→ **WRITTEN TASK**
Transcribe each line of the material as it is, and drop any picture.

-- Start --

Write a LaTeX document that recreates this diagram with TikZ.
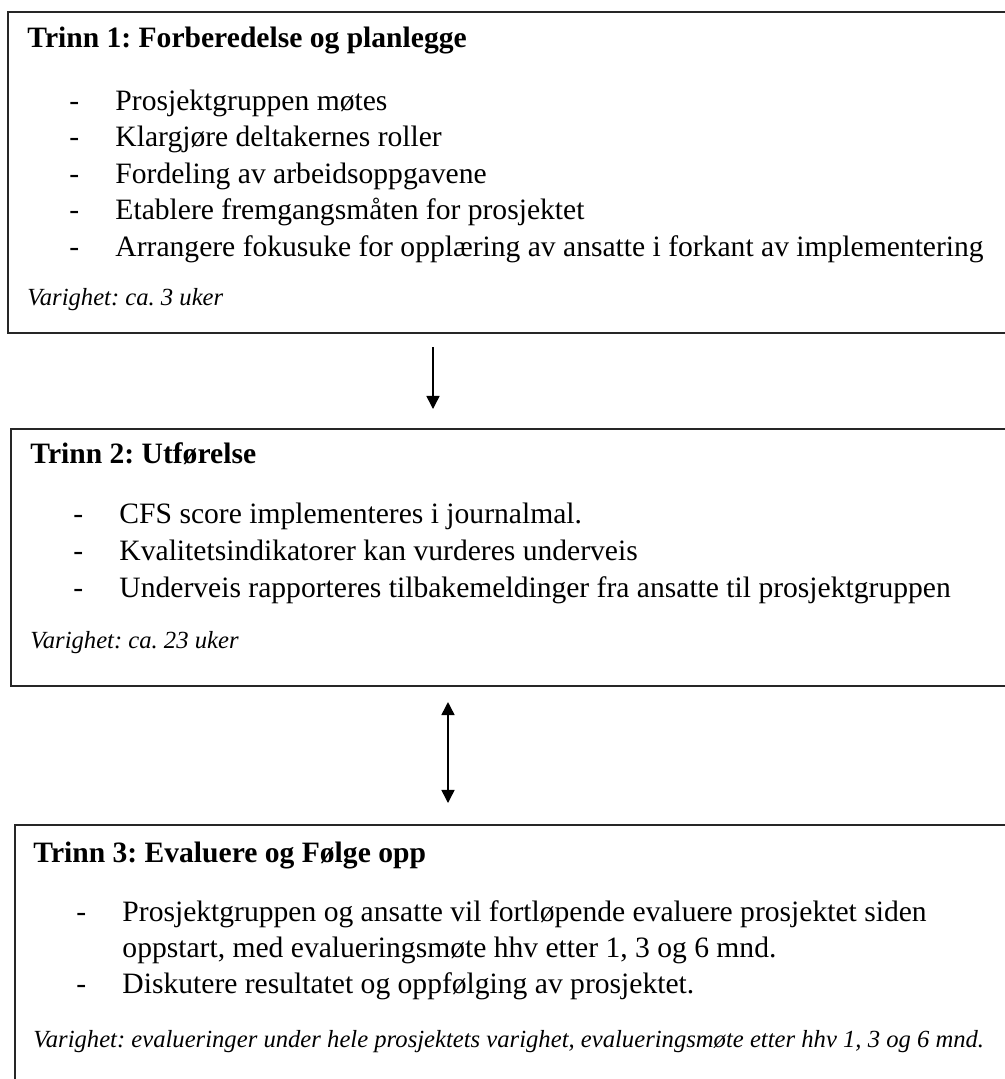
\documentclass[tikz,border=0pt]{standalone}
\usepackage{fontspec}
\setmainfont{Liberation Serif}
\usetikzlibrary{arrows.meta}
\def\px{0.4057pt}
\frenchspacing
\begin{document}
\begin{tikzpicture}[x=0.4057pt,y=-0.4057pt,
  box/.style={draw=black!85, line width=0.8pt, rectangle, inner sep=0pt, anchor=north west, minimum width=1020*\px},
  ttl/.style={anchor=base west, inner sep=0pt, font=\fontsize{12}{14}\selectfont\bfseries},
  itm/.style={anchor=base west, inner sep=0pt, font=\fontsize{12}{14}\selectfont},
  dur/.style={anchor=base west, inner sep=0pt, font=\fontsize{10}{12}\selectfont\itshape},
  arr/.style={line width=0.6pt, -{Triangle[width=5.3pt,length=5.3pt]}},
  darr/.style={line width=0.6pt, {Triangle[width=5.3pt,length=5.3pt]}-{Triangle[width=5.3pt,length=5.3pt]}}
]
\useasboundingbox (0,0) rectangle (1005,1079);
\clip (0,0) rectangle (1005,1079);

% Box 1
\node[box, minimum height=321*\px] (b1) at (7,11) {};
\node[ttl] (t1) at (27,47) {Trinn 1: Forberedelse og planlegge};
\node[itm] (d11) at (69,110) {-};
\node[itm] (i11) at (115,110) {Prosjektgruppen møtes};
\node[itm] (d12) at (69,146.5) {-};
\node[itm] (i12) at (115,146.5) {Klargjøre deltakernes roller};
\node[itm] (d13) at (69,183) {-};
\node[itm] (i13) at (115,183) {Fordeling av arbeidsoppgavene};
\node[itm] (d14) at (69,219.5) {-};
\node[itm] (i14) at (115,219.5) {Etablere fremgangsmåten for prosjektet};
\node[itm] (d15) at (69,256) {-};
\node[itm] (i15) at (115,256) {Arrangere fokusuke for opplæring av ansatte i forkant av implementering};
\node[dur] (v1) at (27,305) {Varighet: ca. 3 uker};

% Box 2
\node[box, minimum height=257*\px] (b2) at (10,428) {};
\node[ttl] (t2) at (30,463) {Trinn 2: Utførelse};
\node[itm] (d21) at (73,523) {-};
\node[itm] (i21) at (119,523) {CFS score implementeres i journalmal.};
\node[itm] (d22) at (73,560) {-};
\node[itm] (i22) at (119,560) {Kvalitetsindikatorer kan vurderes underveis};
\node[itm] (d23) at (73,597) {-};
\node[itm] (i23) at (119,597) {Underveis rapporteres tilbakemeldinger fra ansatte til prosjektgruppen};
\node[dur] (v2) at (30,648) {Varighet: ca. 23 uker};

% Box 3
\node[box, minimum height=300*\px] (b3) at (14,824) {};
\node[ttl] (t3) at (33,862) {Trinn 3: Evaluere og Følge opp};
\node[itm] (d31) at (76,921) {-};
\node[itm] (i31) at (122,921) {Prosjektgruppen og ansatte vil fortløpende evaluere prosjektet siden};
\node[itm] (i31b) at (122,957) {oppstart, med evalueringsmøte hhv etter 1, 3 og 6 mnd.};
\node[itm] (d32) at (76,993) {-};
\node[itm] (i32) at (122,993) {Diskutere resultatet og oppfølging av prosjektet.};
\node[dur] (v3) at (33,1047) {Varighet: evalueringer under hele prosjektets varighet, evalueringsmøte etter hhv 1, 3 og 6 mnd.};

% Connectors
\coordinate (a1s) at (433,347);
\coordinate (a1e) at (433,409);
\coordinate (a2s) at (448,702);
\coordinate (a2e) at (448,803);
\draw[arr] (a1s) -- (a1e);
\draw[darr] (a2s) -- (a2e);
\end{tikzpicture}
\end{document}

-- End --

→ **TASK RESULT**
Write a LaTeX document that recreates this diagram with TikZ.
\documentclass[tikz,border=0pt]{standalone}
\usepackage{fontspec}
\setmainfont{Liberation Serif}
\usetikzlibrary{arrows.meta}
\def\px{0.4057pt}
\frenchspacing
\begin{document}
\begin{tikzpicture}[x=0.4057pt,y=-0.4057pt,
  box/.style={draw=black!85, line width=0.8pt, rectangle, inner sep=0pt, anchor=north west, minimum width=1020*\px},
  ttl/.style={anchor=base west, inner sep=0pt, font=\fontsize{12}{14}\selectfont\bfseries},
  itm/.style={anchor=base west, inner sep=0pt, font=\fontsize{12}{14}\selectfont},
  dur/.style={anchor=base west, inner sep=0pt, font=\fontsize{10}{12}\selectfont\itshape},
  arr/.style={line width=0.6pt, -{Triangle[width=5.3pt,length=5.3pt]}},
  darr/.style={line width=0.6pt, {Triangle[width=5.3pt,length=5.3pt]}-{Triangle[width=5.3pt,length=5.3pt]}}
]
\useasboundingbox (0,0) rectangle (1005,1079);
\clip (0,0) rectangle (1005,1079);

% Box 1
\node[box, minimum height=321*\px] (b1) at (7,11) {};
\node[ttl] (t1) at (27,47) {Trinn 1: Forberedelse og planlegge};
\node[itm] (d11) at (69,110) {-};
\node[itm] (i11) at (115,110) {Prosjektgruppen møtes};
\node[itm] (d12) at (69,146.5) {-};
\node[itm] (i12) at (115,146.5) {Klargjøre deltakernes roller};
\node[itm] (d13) at (69,183) {-};
\node[itm] (i13) at (115,183) {Fordeling av arbeidsoppgavene};
\node[itm] (d14) at (69,219.5) {-};
\node[itm] (i14) at (115,219.5) {Etablere fremgangsmåten for prosjektet};
\node[itm] (d15) at (69,256) {-};
\node[itm] (i15) at (115,256) {Arrangere fokusuke for opplæring av ansatte i forkant av implementering};
\node[dur] (v1) at (27,305) {Varighet: ca. 3 uker};

% Box 2
\node[box, minimum height=257*\px] (b2) at (10,428) {};
\node[ttl] (t2) at (30,463) {Trinn 2: Utførelse};
\node[itm] (d21) at (73,523) {-};
\node[itm] (i21) at (119,523) {CFS score implementeres i journalmal.};
\node[itm] (d22) at (73,560) {-};
\node[itm] (i22) at (119,560) {Kvalitetsindikatorer kan vurderes underveis};
\node[itm] (d23) at (73,597) {-};
\node[itm] (i23) at (119,597) {Underveis rapporteres tilbakemeldinger fra ansatte til prosjektgruppen};
\node[dur] (v2) at (30,648) {Varighet: ca. 23 uker};

% Box 3
\node[box, minimum height=300*\px] (b3) at (14,824) {};
\node[ttl] (t3) at (33,862) {Trinn 3: Evaluere og Følge opp};
\node[itm] (d31) at (76,921) {-};
\node[itm] (i31) at (122,921) {Prosjektgruppen og ansatte vil fortløpende evaluere prosjektet siden};
\node[itm] (i31b) at (122,957) {oppstart, med evalueringsmøte hhv etter 1, 3 og 6 mnd.};
\node[itm] (d32) at (76,993) {-};
\node[itm] (i32) at (122,993) {Diskutere resultatet og oppfølging av prosjektet.};
\node[dur] (v3) at (33,1047) {Varighet: evalueringer under hele prosjektets varighet, evalueringsmøte etter hhv 1, 3 og 6 mnd.};

% Connectors
\coordinate (a1s) at (433,347);
\coordinate (a1e) at (433,409);
\coordinate (a2s) at (448,702);
\coordinate (a2e) at (448,803);
\draw[arr] (a1s) -- (a1e);
\draw[darr] (a2s) -- (a2e);
\end{tikzpicture}
\end{document}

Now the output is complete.